Pada hakekatnya penciptaan ruh manusia (lima lathifah), tidak melalui sistem evolusi. Ruh ditiupkan oleh Allah ke dalam jasad manusia melalui proses. Ketika jasad Nabi Adam a.s telah tercipta dengan sempurna, maka Allah memerintahkan ruh Nya untuk memasuki jasad Nabi Adam a.s. Maka dengan enggan ia menerima perintah tersebut. Ruh memasuki jasad dengan berat hati karena harus masuk ke tempat yang gelap.

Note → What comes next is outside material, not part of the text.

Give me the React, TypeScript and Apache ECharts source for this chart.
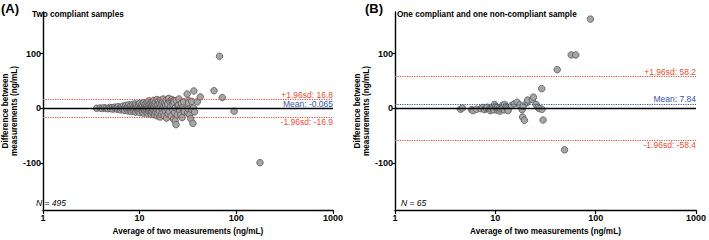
import React, { useEffect, useRef } from "react";
import * as echarts from "echarts";

const FONT = "'Liberation Sans', Arial, Helvetica, sans-serif";
const RED = "#ea4b33";
const BLUE = "#3556a8";

const X_TICKS = [1, 10, 100, 1000];
const Y_TICKS = [-100, 0, 100];
const Y_MIN = -186;
const Y_MAX = 176;

// [average, difference]
const pointsA: number[][] = [
  [3.6, 0], [3.9, 0.5], [4.1, -0.5], [4.3, 1], [4.5, 0], [4.7, -1], [4.9, 1.5], [5.0, -0.5],
  [5.2, 0.8], [5.3, -1.5], [5.5, 2], [5.6, -0.3], [5.8, 1], [5.9, -2], [6.0, 3], [6.1, -1],
  [6.3, 0.5], [6.4, -3], [6.5, 2.5], [6.6, -0.8], [6.8, 4], [6.9, -2.5], [7.0, 1.2], [7.0, -4],
  [7.2, 5], [7.3, 0], [7.4, -1.8], [7.5, 3], [7.6, -5], [7.7, 6.5], [7.8, 1.5], [7.9, -3],
  [8.0, -0.5], [8.1, 4.5], [8.2, -6], [8.3, 2], [8.4, -2], [8.5, 7], [8.6, 0.5], [8.7, -4.5],
  [8.8, 3.5], [8.9, -1], [9.0, 8], [9.1, -7], [9.2, 1], [9.3, 5.5], [9.4, -3], [9.5, -0.3],
  [9.6, 2.8], [9.7, -5.5], [9.8, 6], [9.9, -1.5], [10.0, 9], [10.1, -8], [10.2, 3], [10.3, 0],
  [10.4, -3.5], [10.5, 7], [10.6, 1.5], [10.7, -6], [10.8, 4.5], [10.9, -1], [11.0, 10], [11.1, -9],
  [11.2, 2], [11.3, -4], [11.4, 6], [11.5, -0.5], [11.6, 8.5], [11.7, -7], [11.8, 3.5], [11.9, -2.5],
  [12.0, 11.5], [12.1, 0.8], [12.2, -10], [12.3, 5], [12.4, -5], [12.5, 13.5], [12.6, 1.5], [12.7, -3],
  [12.8, 7.5], [12.9, -8], [13.0, 0], [13.1, 10], [13.2, -11], [13.3, 3], [13.4, -6], [13.5, 12],
  [13.6, -1.5], [13.7, 6], [13.8, -9], [13.9, 2], [14.0, 14.5], [14.1, -4], [14.2, 8], [14.3, -12],
  [14.4, 1], [14.6, 11], [14.7, -7], [14.8, 4], [15.0, -2], [15.1, 16], [15.2, -14], [15.4, 6.5],
  [15.5, -9], [15.7, 13], [15.8, 0.5], [16.0, -5], [16.1, 9], [16.3, -16], [16.5, 3], [16.6, 15],
  [16.8, -11], [17.0, 7], [17.1, -2], [17.3, 12], [17.5, -8], [17.6, 17], [17.8, 2], [18.0, -14],
  [18.2, 10], [18.4, -4], [18.6, 5], [18.8, 14.5], [19.0, -18], [19.2, 0], [19.5, 8], [19.7, -10],
  [19.8, 16.7], [20.0, 18], [20.3, -6], [20.6, 12], [20.9, 3], [21.2, -14], [21.5, 16], [21.7, 12.6],
  [21.8, -2], [22.1, 7], [22.4, -20], [22.5, 13.6], [22.7, 11], [23.0, -8], [23.3, -23], [23.5, 1],
  [23.8, -30], [24.0, 14], [24.5, -12], [25.0, 5], [25.3, 6], [25.5, 17], [25.9, -0.7], [26.0, -4],
  [26.6, -12.6], [27.0, 9], [27.5, -17], [28.0, 2], [28.3, -3], [28.5, 12], [29.0, -6], [31.0, 26],
  [31.4, -8.4], [32.0, 14], [32.0, 10], [32.0, -1.3], [32.9, -11.5], [33.8, -19], [34.6, 12.6],
  [34.6, -2.5], [35.6, -27.6], [36.0, 0.5], [36.4, 31.6], [37.0, -6.6], [39.5, 11.8], [42.4, 20.8],
  [58.8, 32], [67.0, 95], [71.6, 19.7], [95.0, -5.4], [175.7, -99.5],
];

const pointsB: number[][] = [
  [4.5, -1.8], [4.7, 0.5], [5.8, -2.5], [6.0, -4.3], [6.5, -1.8], [7.2, -0.7], [7.5, 1.5],
  [7.8, -2.5], [8.1, 0], [8.3, 2], [8.7, -1.3], [8.9, -4.3], [9.0, -1], [9.3, 1.8], [9.5, 0.8],
  [9.7, -3], [9.8, 7], [10.1, 3.6], [10.2, 0.5], [10.5, 1.5], [10.6, -3.6], [10.8, -2],
  [11.0, 0.5], [11.1, -5.4], [11.3, -1], [11.6, 0.5], [11.8, 5.4], [12.0, 2], [12.3, -3],
  [12.4, 7], [12.8, 2.9], [13.0, 0.5], [13.3, -1.8], [13.4, -4.3], [14.5, 5], [15.5, 8],
  [16.5, 11], [17.5, 6], [18.5, -2.5], [18.7, -16], [18.9, 4], [19.5, -22], [20.7, 10],
  [21.0, 15], [23.4, 16], [24.0, 20.3], [25.5, 7], [26.6, 1.8], [27.5, -0.7], [29.2, -1.8],
  [29.9, -21.5], [29.0, 35.9], [41.4, 70.6], [49.0, -76], [57.0, 97.5], [63.4, 97.5], [88.6, 163],
];

// [upper limit, mean, lower limit]
const limitsA = [16.8, -0.065, -16.9];
const limitsB = [58.2, 7.84, -58.4];

const titles = ["Two compliant samples", "One compliant and one non-compliant sample"];
const panelTags = ["(A)", "(B)"];
const counts = [495, 65];

const GRID_LEFTS = [30, 395];
const GRID_W = 303;
const GRID_TOP = 12;
const GRID_H = 202;

function buildPanel(i: number, data: number[][], limits: number[]) {
  const xAxis = {
    gridIndex: i,
    type: "log",
    logBase: 10,
    min: 1,
    max: 1000,
    axisLine: { show: true, onZero: false, lineStyle: { color: "#000", width: 1.4 } },
    axisTick: { show: true, length: 4, lineStyle: { color: "#000", width: 1.2 } },
    minorTick: { show: false },
    axisLabel: {
      fontFamily: FONT,
      fontWeight: "bold",
      fontSize: 9,
      color: "#000",
      margin: 3,
      customValues: X_TICKS,
      formatter: (v: number) => String(Math.round(v)),
    },
    splitLine: { show: false },
    name: "Average of two measurements (ng/mL)",
    nameLocation: "middle",
    nameGap: 17,
    nameTextStyle: { fontFamily: FONT, fontWeight: "bold", fontSize: 8.2, color: "#000" },
  };
  const yAxis = {
    gridIndex: i,
    type: "value",
    min: Y_MIN,
    max: Y_MAX,
    axisLine: { show: true, onZero: false, lineStyle: { color: "#000", width: 1.4 } },
    axisTick: { show: true, length: 3, customValues: Y_TICKS, lineStyle: { color: "#000", width: 1.2 } },
    axisLabel: {
      fontFamily: FONT,
      fontWeight: "bold",
      fontSize: 9,
      color: "#000",
      margin: 2,
      customValues: Y_TICKS,
    },
    splitLine: { show: false },
    name: "Difference between\nmeasurements (ng/mL)",
    nameLocation: "middle",
    nameGap: 17,
    nameTextStyle: { fontFamily: FONT, fontWeight: "bold", fontSize: 8.2, lineHeight: 9, color: "#000" },
  };
  const lblStyle = { fontFamily: FONT, fontSize: 8.5, distance: 0 };
  const lines = {
    type: "scatter",
    xAxisIndex: i,
    yAxisIndex: i,
    data: [],
    z: 1,
    markLine: {
      silent: true,
      symbol: ["none", "none"],
      animation: false,
      data: [
        {
          yAxis: limits[0],
          lineStyle: { color: RED, type: "dotted", width: 1.2 },
          label: { show: true, position: "insideEndTop", formatter: `+1.96sd: ${limits[0]}`, color: RED, ...lblStyle },
        },
        {
          yAxis: limits[1],
          lineStyle: { color: BLUE, type: "dotted", width: 1.2 },
          label: { show: true, position: "insideEndTop", formatter: `Mean: ${limits[1]}`, color: BLUE, ...lblStyle },
        },
        {
          yAxis: limits[2],
          lineStyle: { color: RED, type: "dotted", width: 1.2 },
          label: { show: true, position: "insideEndBottom", formatter: `-1.96sd: ${limits[2]}`, color: RED, ...lblStyle },
        },
        {
          yAxis: 0,
          lineStyle: { color: "#000", type: "solid", width: 1.3 },
          label: { show: false },
        },
      ],
    },
  };
  const pts = {
    type: "scatter",
    xAxisIndex: i,
    yAxisIndex: i,
    data,
    z: 3,
    symbol: "circle",
    symbolSize: 6.5,
    itemStyle: { color: "#a6a6a6", borderColor: "#555", borderWidth: 0.8, opacity: 1 },
  };
  return { xAxis, yAxis, series: [lines, pts] };
}

export default function App() {
  const ref = useRef<HTMLDivElement>(null);
  useEffect(() => {
    if (!ref.current) return;
    const chart = echarts.init(ref.current, null, { renderer: "svg" });
    const pA = buildPanel(0, pointsA, limitsA);
    const pB = buildPanel(1, pointsB, limitsB);
    const graphic: any[] = [];
    for (let i = 0; i < 2; i++) {
      graphic.push({
        type: "text",
        x: GRID_LEFTS[i] - (i === 0 ? 29 : 30),
        y: 2,
        style: { text: panelTags[i], fontFamily: FONT, fontSize: 13, fontWeight: "bold", fill: "#000" },
      });
      graphic.push({
        type: "text",
        x: GRID_LEFTS[i] + 2,
        y: 10,
        style: { text: titles[i], fontFamily: FONT, fontSize: 8.2, fontWeight: "bold", fill: "#000" },
      });
      graphic.push({
        type: "text",
        x: GRID_LEFTS[i] + 6,
        y: 198,
        style: { text: `N = ${counts[i]}`, fontFamily: FONT, fontSize: 8.5, fontStyle: "italic", fill: "#000" },
      });
    }
    chart.setOption({
      animation: false,
      backgroundColor: "#fff",
      textStyle: { fontFamily: FONT },
      grid: GRID_LEFTS.map((l) => ({ left: l, top: GRID_TOP, width: GRID_W, height: GRID_H, containLabel: false })),
      xAxis: [pA.xAxis, pB.xAxis],
      yAxis: [pA.yAxis, pB.yAxis],
      series: [...pA.series, ...pB.series],
      graphic,
    });
    return () => chart.dispose();
  }, []);
  return (
    <div
      ref={ref}
      style={{ position: "absolute", left: 0, top: 0, width: 709, height: 240 }}
    />
  );
}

Akhirnya ruh mendapat sabda Allah: “Jika seandainya kamu mau masuk
dengan senang, maka kamu nanti juga akan keluar dengan mudah dan senang,
tetapi bila kamu masuk dengan paksa, maka kamupun akan keluar dengan
terpaksa”. Ruh memasuki melalui ubun-ubun, kemudian turun sampai ke
batas mata, selanjutnya sampai ke hidung, mulut, dan seterusnya sampai
ke ujung jari kaki. Setiap anggota tubuh Adam yang dilalui ruh menjadi
hidup, bergerak, berucap, bersin dan memuji Allah. Dari proses inilah
muncul sejarah mistis tentang karakter manusia, sejarah salat (takbir,
ruku dan sujud), dan tentang struktur ruhaniah manusia (ruh, jiwa dan
raga).
Bahkan dalam al Qur’an tergambarkan ketika ruh sampai ke lutut,
maka Adam sudah tergesa gesa ingin berdiri. Sebagaimana firman Allah :
“Manusia tercipta dalam ketergesa-gesaan” (Q.S.21:37).

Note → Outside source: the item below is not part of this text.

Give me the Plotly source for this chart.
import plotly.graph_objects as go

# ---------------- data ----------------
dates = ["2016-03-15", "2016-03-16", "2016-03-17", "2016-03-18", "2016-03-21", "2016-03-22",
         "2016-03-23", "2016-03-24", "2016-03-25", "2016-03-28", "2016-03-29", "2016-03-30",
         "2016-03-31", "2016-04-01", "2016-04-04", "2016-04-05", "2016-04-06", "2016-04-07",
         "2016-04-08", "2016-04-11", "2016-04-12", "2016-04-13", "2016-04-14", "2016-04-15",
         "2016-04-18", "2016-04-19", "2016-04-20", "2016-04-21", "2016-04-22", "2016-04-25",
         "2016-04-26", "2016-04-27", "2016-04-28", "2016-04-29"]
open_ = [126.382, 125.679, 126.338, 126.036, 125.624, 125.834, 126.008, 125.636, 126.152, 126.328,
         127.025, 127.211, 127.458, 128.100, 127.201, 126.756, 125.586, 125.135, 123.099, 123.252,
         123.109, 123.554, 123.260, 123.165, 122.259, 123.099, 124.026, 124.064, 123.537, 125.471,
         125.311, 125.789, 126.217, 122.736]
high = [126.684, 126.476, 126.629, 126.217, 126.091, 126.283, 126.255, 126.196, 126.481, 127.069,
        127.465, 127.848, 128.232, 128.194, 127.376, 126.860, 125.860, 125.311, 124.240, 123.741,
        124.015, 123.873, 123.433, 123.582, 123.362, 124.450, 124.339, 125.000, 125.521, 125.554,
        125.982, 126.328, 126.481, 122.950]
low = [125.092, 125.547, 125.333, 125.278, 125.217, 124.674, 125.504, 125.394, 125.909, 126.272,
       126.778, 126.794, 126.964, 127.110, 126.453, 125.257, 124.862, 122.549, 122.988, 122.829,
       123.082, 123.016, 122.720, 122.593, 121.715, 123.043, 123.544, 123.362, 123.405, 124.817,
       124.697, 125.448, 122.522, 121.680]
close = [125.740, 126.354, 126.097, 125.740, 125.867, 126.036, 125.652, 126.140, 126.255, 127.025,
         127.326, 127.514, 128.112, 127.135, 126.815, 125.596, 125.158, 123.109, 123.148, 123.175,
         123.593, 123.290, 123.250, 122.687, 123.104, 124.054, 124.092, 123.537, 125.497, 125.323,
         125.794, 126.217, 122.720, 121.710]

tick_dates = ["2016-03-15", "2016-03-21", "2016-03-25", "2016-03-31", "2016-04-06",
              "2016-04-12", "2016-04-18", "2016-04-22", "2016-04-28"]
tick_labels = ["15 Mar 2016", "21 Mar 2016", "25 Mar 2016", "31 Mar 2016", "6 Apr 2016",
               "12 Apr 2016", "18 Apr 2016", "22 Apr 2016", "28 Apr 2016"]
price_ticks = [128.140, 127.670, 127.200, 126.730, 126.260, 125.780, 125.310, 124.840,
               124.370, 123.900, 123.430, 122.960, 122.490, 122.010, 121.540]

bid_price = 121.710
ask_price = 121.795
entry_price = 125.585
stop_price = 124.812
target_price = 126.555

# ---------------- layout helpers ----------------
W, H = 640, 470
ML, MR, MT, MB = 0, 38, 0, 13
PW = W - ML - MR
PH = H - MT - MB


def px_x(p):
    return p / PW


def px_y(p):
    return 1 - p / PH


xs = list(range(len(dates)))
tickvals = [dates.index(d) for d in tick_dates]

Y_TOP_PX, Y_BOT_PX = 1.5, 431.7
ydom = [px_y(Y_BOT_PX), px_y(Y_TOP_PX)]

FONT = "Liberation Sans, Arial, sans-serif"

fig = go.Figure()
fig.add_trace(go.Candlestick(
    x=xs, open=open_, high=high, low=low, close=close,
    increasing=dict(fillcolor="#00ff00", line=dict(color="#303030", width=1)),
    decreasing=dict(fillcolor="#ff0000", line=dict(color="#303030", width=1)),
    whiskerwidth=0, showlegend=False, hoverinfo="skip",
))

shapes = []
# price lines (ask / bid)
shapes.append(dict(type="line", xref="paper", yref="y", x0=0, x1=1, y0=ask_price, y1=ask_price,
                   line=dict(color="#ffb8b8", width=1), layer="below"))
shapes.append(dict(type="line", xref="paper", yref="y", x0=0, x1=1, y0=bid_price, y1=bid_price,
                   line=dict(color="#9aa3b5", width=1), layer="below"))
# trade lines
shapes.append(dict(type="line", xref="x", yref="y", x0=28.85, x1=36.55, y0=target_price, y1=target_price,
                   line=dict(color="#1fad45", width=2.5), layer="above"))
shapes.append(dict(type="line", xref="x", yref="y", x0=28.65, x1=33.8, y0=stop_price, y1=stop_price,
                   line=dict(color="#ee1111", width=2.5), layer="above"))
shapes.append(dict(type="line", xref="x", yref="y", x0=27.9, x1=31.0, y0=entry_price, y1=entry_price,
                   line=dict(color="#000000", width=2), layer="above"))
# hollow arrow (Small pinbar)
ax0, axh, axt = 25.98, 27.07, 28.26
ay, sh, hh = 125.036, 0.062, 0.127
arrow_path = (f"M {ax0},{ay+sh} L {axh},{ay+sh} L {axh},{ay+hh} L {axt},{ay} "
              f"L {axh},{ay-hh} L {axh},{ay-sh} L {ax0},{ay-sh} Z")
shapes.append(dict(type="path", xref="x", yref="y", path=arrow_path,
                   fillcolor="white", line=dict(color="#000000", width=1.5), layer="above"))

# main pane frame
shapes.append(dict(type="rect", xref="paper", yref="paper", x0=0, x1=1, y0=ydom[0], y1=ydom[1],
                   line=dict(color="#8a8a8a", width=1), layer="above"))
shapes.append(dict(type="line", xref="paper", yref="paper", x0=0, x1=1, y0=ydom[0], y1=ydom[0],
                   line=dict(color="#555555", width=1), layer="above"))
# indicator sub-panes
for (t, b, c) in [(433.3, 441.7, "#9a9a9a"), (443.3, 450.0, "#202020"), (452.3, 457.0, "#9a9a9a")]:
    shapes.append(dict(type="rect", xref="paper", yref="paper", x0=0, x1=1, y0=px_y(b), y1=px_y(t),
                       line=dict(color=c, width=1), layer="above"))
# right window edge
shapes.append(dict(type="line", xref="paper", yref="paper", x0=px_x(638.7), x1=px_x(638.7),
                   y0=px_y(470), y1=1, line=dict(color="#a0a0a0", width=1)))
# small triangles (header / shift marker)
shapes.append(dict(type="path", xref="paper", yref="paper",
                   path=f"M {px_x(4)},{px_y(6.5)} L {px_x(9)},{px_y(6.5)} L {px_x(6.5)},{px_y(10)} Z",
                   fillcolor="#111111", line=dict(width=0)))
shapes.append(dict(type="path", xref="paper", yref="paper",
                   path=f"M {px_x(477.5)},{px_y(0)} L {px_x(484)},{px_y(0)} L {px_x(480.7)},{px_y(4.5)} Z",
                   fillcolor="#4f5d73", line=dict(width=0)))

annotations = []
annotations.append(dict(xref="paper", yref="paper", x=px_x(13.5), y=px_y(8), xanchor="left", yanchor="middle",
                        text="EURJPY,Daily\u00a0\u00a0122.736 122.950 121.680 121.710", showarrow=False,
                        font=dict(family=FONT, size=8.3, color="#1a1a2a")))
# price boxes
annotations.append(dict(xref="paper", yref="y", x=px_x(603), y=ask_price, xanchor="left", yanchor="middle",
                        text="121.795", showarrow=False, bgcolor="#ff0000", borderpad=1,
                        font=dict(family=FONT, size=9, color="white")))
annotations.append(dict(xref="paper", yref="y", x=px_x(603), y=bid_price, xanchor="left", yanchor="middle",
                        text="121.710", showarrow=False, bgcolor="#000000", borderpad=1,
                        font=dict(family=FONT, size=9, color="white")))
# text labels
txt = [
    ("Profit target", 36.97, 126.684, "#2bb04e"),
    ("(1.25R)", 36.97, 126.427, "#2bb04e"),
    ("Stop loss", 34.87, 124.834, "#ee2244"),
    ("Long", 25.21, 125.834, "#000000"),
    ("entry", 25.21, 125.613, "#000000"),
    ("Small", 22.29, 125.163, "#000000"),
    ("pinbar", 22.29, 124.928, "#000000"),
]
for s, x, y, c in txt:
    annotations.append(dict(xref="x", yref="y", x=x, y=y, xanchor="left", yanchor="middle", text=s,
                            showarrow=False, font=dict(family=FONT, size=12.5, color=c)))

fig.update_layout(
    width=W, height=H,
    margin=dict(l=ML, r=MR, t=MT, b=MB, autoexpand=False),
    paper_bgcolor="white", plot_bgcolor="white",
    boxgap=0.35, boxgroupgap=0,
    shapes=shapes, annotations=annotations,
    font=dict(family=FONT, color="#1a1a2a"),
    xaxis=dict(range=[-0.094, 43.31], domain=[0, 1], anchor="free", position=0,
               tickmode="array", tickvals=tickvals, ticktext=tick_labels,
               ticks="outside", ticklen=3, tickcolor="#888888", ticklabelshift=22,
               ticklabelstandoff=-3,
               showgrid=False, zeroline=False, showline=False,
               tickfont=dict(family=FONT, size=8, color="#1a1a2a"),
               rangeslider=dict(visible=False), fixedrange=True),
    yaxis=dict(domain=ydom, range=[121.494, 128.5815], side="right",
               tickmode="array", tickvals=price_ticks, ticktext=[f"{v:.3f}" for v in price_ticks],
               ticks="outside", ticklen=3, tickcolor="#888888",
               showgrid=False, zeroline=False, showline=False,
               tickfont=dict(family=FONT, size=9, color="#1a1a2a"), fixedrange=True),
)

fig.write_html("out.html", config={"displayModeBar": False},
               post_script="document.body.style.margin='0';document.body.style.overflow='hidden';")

Pada proses penciptaan anak Adam pun juga demikian, proses
bersatunya ruh ke dalam badan melalui tahapan. Ketika sperma berhasil
bersatu dengan ovum dalam rahim seorang ibu, maka terjadilah zygot (sel
calon janin yang diploid ). Ketika itulah Allah meniupkan sebagian
ruhnya (QS : 23 : 9), yaitu ruh al-hayat. Pada tahapan selanjutnya Allah
menambahkan ruhnya, yaitu ruh al-hayawan, maka jadilah ia potensi untuk
bergerak dan berkembang, serta tumbuh yang memang sudah ada bersama
dengan masuknya ruh al-hayat.
Sedangkan tahapan selanjutnya adalah peniupan ruh yang terakhir,
yaitu ketika proses penciptaan fisik manusia telah sempurna (bahkan
mungkin setelah lahir). Allah meniupkan ruh al-insan (haqiqat
Muhammadiyah). Maka dengan ini, manusia dapat merasa dan berpikir.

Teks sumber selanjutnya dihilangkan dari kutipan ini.